Having new brake pads and rotors installed happens on a regular basis. The process is essential as it prevents break failure that is common with unmaintained breaks. Once those brake pads and rotors are mounted, it is essential to properly break them in. Bedding in, commonly known as conditioning new brake pads and rotors is necessary for new brakes to work properly.
The process works to put a layer of material onto the friction surface of the rotor from the brake pad. The transfer layer, as it is known, improves the brakes’ performance and extends their lifespan by enhancement of the friction generation of the brakes and rotors.
The Process of Bedding in New Brakes
Once the new brakes or rotors are installed by a mechanic, the next step is to bed them in.. This is done by rapid acceleration and then quick deceleration.
It’s important to remember safety when attempting to bed in the new brakes. To maintain the safety of anyone on the road, it is best if bedding in is done in an area with little to no traffic. Most people travel a little way out of their city to bed in new brakes.

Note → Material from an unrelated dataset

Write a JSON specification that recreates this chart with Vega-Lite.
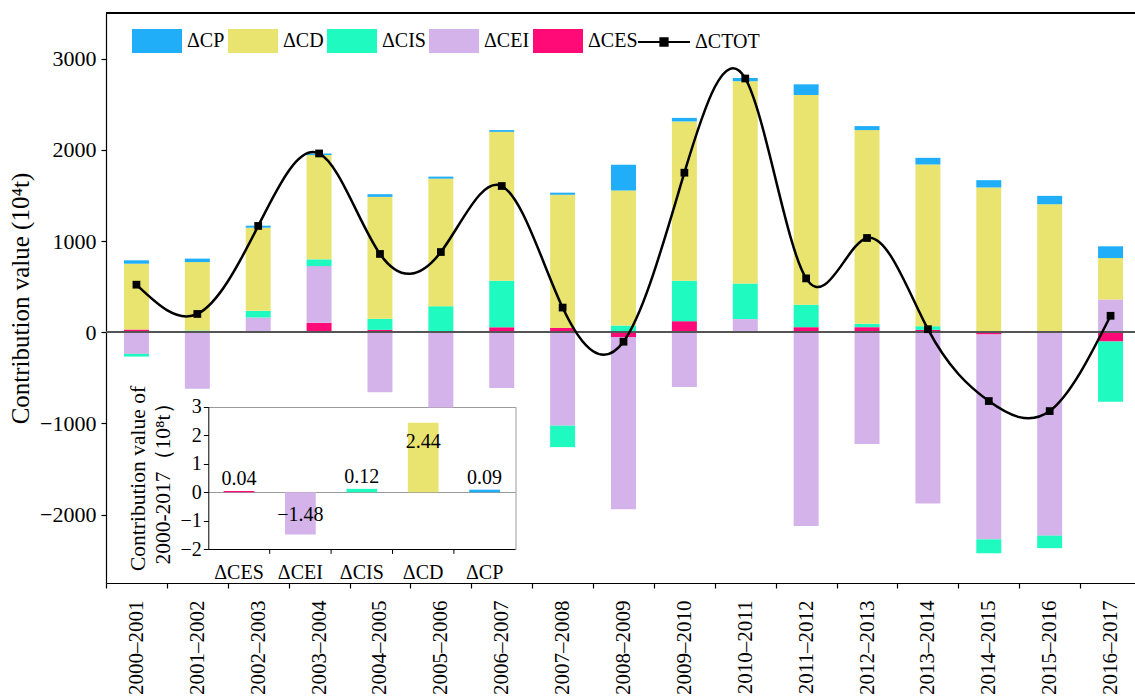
{
  "$schema": "https://vega.github.io/schema/vega-lite/v6.json",
  "width": 1029,
  "height": 570,
  "autosize": {"type": "none"},
  "padding": {"left": 106, "top": 13, "right": 0, "bottom": 117},
  "background": "white",
  "config": {
    "font": "Liberation Serif",
    "view": {"stroke": null},
    "axis": {
      "labelFont": "Liberation Serif",
      "titleFont": "Liberation Serif",
      "labelColor": "black",
      "titleColor": "black",
      "domainColor": "black",
      "tickColor": "black",
      "titleFontWeight": "normal",
      "grid": false
    },
    "legend": {"labelFont": "Liberation Serif", "labelColor": "black"}
  },
  "datasets": {
    "main": [
      {"period": "2000–2001", "ΔCP": 37, "ΔCD": 722, "ΔCIS": -29, "ΔCEI": -238, "ΔCES": 29, "ΔCTOT": 521},
      {"period": "2001–2002", "ΔCP": 38, "ΔCD": 750, "ΔCIS": 15, "ΔCEI": -620, "ΔCES": 4, "ΔCTOT": 200},
      {"period": "2002–2003", "ΔCP": 22, "ΔCD": 912, "ΔCIS": 73, "ΔCEI": 158, "ΔCES": 3, "ΔCTOT": 1165},
      {"period": "2003–2004", "ΔCP": 18, "ΔCD": 1143, "ΔCIS": 74, "ΔCEI": 622, "ΔCES": 103, "ΔCTOT": 1960},
      {"period": "2004–2005", "ΔCP": 29, "ΔCD": 1337, "ΔCIS": 121, "ΔCEI": -658, "ΔCES": 26, "ΔCTOT": 858},
      {"period": "2005–2006", "ΔCP": 22, "ΔCD": 1399, "ΔCIS": 282, "ΔCEI": -826, "ΔCES": 3, "ΔCTOT": 879},
      {"period": "2006–2007", "ΔCP": 19, "ΔCD": 1633, "ΔCIS": 510, "ΔCEI": -613, "ΔCES": 54, "ΔCTOT": 1603},
      {"period": "2007–2008", "ΔCP": 23, "ΔCD": 1461, "ΔCIS": -235, "ΔCEI": -1025, "ΔCES": 46, "ΔCTOT": 270},
      {"period": "2008–2009", "ΔCP": 283, "ΔCD": 1479, "ΔCIS": 74, "ΔCEI": -1888, "ΔCES": -52, "ΔCTOT": -104},
      {"period": "2009–2010", "ΔCP": 39, "ΔCD": 1747, "ΔCIS": 443, "ΔCEI": -601, "ΔCES": 121, "ΔCTOT": 1749},
      {"period": "2010–2011", "ΔCP": 36, "ΔCD": 2219, "ΔCIS": 389, "ΔCEI": 130, "ΔCES": 14, "ΔCTOT": 2782},
      {"period": "2011–2012", "ΔCP": 117, "ΔCD": 2300, "ΔCIS": 246, "ΔCEI": -2124, "ΔCES": 55, "ΔCTOT": 590},
      {"period": "2012–2013", "ΔCP": 44, "ΔCD": 2124, "ΔCIS": 37, "ΔCEI": -1226, "ΔCES": 55, "ΔCTOT": 1033},
      {"period": "2013–2014", "ΔCP": 73, "ΔCD": 1773, "ΔCIS": 40, "ΔCEI": -1879, "ΔCES": 26, "ΔCTOT": 33},
      {"period": "2014–2015", "ΔCP": 80, "ΔCD": 1587, "ΔCIS": -153, "ΔCEI": -2246, "ΔCES": -25, "ΔCTOT": -755},
      {"period": "2015–2016", "ΔCP": 92, "ΔCD": 1403, "ΔCIS": -137, "ΔCEI": -2226, "ΔCES": -5, "ΔCTOT": -865},
      {"period": "2016–2017", "ΔCP": 129, "ΔCD": 454, "ΔCIS": -660, "ΔCEI": 359, "ΔCES": -102, "ΔCTOT": 180}
    ],
    "inset": [
      {"factor": "ΔCES", "value": 0.04},
      {"factor": "ΔCEI", "value": -1.48},
      {"factor": "ΔCIS", "value": 0.12},
      {"factor": "ΔCD", "value": 2.44},
      {"factor": "ΔCP", "value": 0.09}
    ]
  },
  "layer": [
    {
      "data": {"name": "main"},
      "layer": [
        {
          "transform": [
            {"fold": ["ΔCES", "ΔCEI", "ΔCIS", "ΔCD", "ΔCP"], "as": ["factor", "value"]},
            {"calculate": "indexof(['ΔCES','ΔCEI','ΔCIS','ΔCD','ΔCP'], datum.factor)", "as": "ord"}
          ],
          "mark": {"type": "bar", "width": {"band": 0.41}},
          "encoding": {
            "x": {
              "field": "period", "type": "nominal", "sort": null,
              "scale": {"paddingInner": 0, "paddingOuter": 0, "range": [0, 1035]},
              "axis": {"orient": "bottom", "title": null, "labelAngle": -90, "labelFontSize": 21, "labelPadding": 12, "tickSize": 5, "tickBand": "extent", "domainWidth": 1.2, "tickWidth": 1.2}
            },
            "y": {
              "field": "value", "type": "quantitative", "stack": "zero",
              "title": "Contribution value (10⁴t)",
              "scale": {"domain": [-2750, 3500], "nice": false, "zero": false},
              "axis": {"orient": "left", "values": [-2000, -1000, 0, 1000, 2000, 3000], "format": "d", "labelFontSize": 22, "tickSize": 5, "labelPadding": 5, "titleFontSize": 25, "titlePadding": 6, "domainWidth": 1.2, "tickWidth": 1.2}
            },
            "color": {
              "field": "factor", "type": "nominal",
              "scale": {"domain": ["ΔCP", "ΔCD", "ΔCIS", "ΔCEI", "ΔCES"], "range": ["#1FAEF7", "#E9E46F", "#1EFAC0", "#D3B3EA", "#FF0A77"]},
              "legend": {"orient": "none", "legendX": 26, "legendY": 3, "direction": "horizontal", "title": null, "symbolType": "M-1,-0.48H1V0.48H-1Z", "symbolSize": 2500, "symbolStrokeWidth": 0, "symbolOpacity": 1, "labelFontSize": 20, "labelOffset": 5, "columnPadding": 3, "padding": 0}
            },
            "order": {"field": "ord", "type": "quantitative"}
          }
        },
        {"mark": {"type": "rule", "color": "#555", "strokeWidth": 1.5}, "encoding": {"y": {"datum": 0}}},
        {"mark": {"type": "rule", "color": "black", "strokeWidth": 1.2}, "encoding": {"y": {"datum": 3500}}},
        {
          "mark": {"type": "line", "interpolate": "natural", "strokeWidth": 2.5},
          "encoding": {
            "x": {"field": "period", "type": "nominal", "sort": null},
            "y": {"field": "ΔCTOT", "type": "quantitative", "title": "Contribution value (10⁴t)"},
            "stroke": {
              "datum": "ΔCTOT", "type": "nominal",
              "scale": {"range": ["black"]},
              "legend": {"orient": "none", "legendX": 531, "legendY": 2, "title": null, "symbolType": "M-1,0H1M-0.14,-0.14H0.14V0.14H-0.14Z", "symbolSize": 2704, "symbolStrokeWidth": 2, "symbolStrokeColor": "black", "symbolFillColor": "black", "labelFontSize": 20, "labelOffset": 4, "padding": 0,
                "encode": {"symbols": {"update": {"fill": {"value": "black"}, "stroke": {"value": "black"}}}}}
            }
          }
        },
        {
          "mark": {"type": "square", "size": 60, "color": "black", "opacity": 1},
          "encoding": {
            "x": {"field": "period", "type": "nominal", "sort": null},
            "y": {"field": "ΔCTOT", "type": "quantitative", "title": "Contribution value (10⁴t)"}
          }
        }
      ]
    },
    {
      "data": {"name": "inset"},
      "layer": [
        {
          "mark": {"type": "bar", "width": {"band": 0.5}},
          "encoding": {
            "x": {
              "field": "factor", "type": "nominal", "sort": ["ΔCES", "ΔCEI", "ΔCIS", "ΔCD", "ΔCP"],
              "scale": {"range": [102.3, 409.3], "paddingInner": 0, "paddingOuter": 0},
              "axis": null
            },
            "y": {
              "field": "value", "type": "quantitative",
              "scale": {"domain": [-2, 3], "nice": false, "zero": false, "range": [536.3, 393.7]},
              "axis": {
                "orient": "left", "offset": -102.3, "values": [-2, -1, 0, 1, 2, 3], "labelFontSize": 20, "tickSize": 5, "labelPadding": 2,
                "title": ["Contribution value of", "2000-2017（10⁸t）"], "titleFontSize": 21.5, "titleLineHeight": 25, "titlePadding": 6,
                "grid": true,
                "gridColor": {"condition": {"test": "datum.value === -2", "value": "black"}, "value": "#999"},
                "gridOpacity": {"condition": {"test": "datum.value === -2 || datum.value === 0 || datum.value === 3", "value": 1}, "value": 0}
              }
            },
            "color": {"field": "factor", "type": "nominal"}
          }
        },
        {
          "mark": {"type": "bar", "opacity": 0},
          "encoding": {
            "x": {"field": "factor", "type": "nominal", "sort": ["ΔCES", "ΔCEI", "ΔCIS", "ΔCD", "ΔCP"], "axis": null},
            "y": {"field": "value", "type": "quantitative", "axis": {"orient": "right", "offset": -619.5, "labels": false, "ticks": false, "title": null, "domainColor": "#999", "grid": false, "zindex": 1}}
          }
        },
        {
          "transform": [{"filter": "datum.factor !== 'ΔCES'"}],
          "mark": {"type": "rule", "color": "black", "strokeWidth": 1},
          "encoding": {
            "x": {"field": "factor", "type": "nominal", "sort": ["ΔCES", "ΔCEI", "ΔCIS", "ΔCD", "ΔCP"], "bandPosition": 0, "axis": null},
            "y": {"datum": -2, "axis": null},
            "y2": {"datum": -2.16}
          }
        },
        {
          "mark": {"type": "text", "baseline": "top", "dy": 14, "fontSize": 20, "font": "Liberation Serif", "color": "black"},
          "encoding": {
            "x": {"field": "factor", "type": "nominal", "sort": ["ΔCES", "ΔCEI", "ΔCIS", "ΔCD", "ΔCP"], "axis": null},
            "y": {"datum": -2, "axis": null},
            "text": {"field": "factor", "type": "nominal"}
          }
        },
        {
          "transform": [{"filter": "datum.value > 0 && datum.value < 1"}],
          "mark": {"type": "text", "baseline": "bottom", "dy": -2, "fontSize": 20, "font": "Liberation Serif", "color": "black"},
          "encoding": {
            "x": {"field": "factor", "type": "nominal", "sort": ["ΔCES", "ΔCEI", "ΔCIS", "ΔCD", "ΔCP"], "axis": null},
            "y": {"field": "value", "type": "quantitative", "axis": null},
            "text": {"field": "value", "type": "quantitative", "format": ".2f"}
          }
        },
        {
          "transform": [{"filter": "datum.value >= 1"}],
          "mark": {"type": "text", "baseline": "middle", "dy": 19, "fontSize": 20, "font": "Liberation Serif", "color": "black"},
          "encoding": {
            "x": {"field": "factor", "type": "nominal", "sort": ["ΔCES", "ΔCEI", "ΔCIS", "ΔCD", "ΔCP"], "axis": null},
            "y": {"field": "value", "type": "quantitative", "axis": null},
            "text": {"field": "value", "type": "quantitative", "format": ".2f"}
          }
        },
        {
          "transform": [{"filter": "datum.value < 0"}],
          "mark": {"type": "text", "baseline": "middle", "dy": -19, "fontSize": 20, "font": "Liberation Serif", "color": "black"},
          "encoding": {
            "x": {"field": "factor", "type": "nominal", "sort": ["ΔCES", "ΔCEI", "ΔCIS", "ΔCD", "ΔCP"], "axis": null},
            "y": {"field": "value", "type": "quantitative", "axis": null},
            "text": {"field": "value", "type": "quantitative", "format": ".2f"}
          }
        }
      ],
      "resolve": {"axis": {"y": "independent"}}
    }
  ],
  "resolve": {
    "scale": {"x": "independent", "y": "independent"},
    "axis": {"x": "independent", "y": "independent"}
  }
}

Bedding in the brakes is usually done in two rounds. During the first round, the vehicle is driven at a speed of 60 Kph, with a medium-to-easy slow to stop, repeated three or four times. The brakes should be allowed to cool for a few minutes.
The car should be subjected to an aggressive slow-down from 100kph to 20kph eight to ten times. The vehicle should be allowed to sit, or driven at a low speed on the empty road, for a few minutes to allow the brakes to cool before using the brakes again.
After doing this, the brake pads should show a distinctive color change from when they were first applied. This change is the transfer layer. Once bedding in has been completed, the brakes should provide the driver with smooth braking.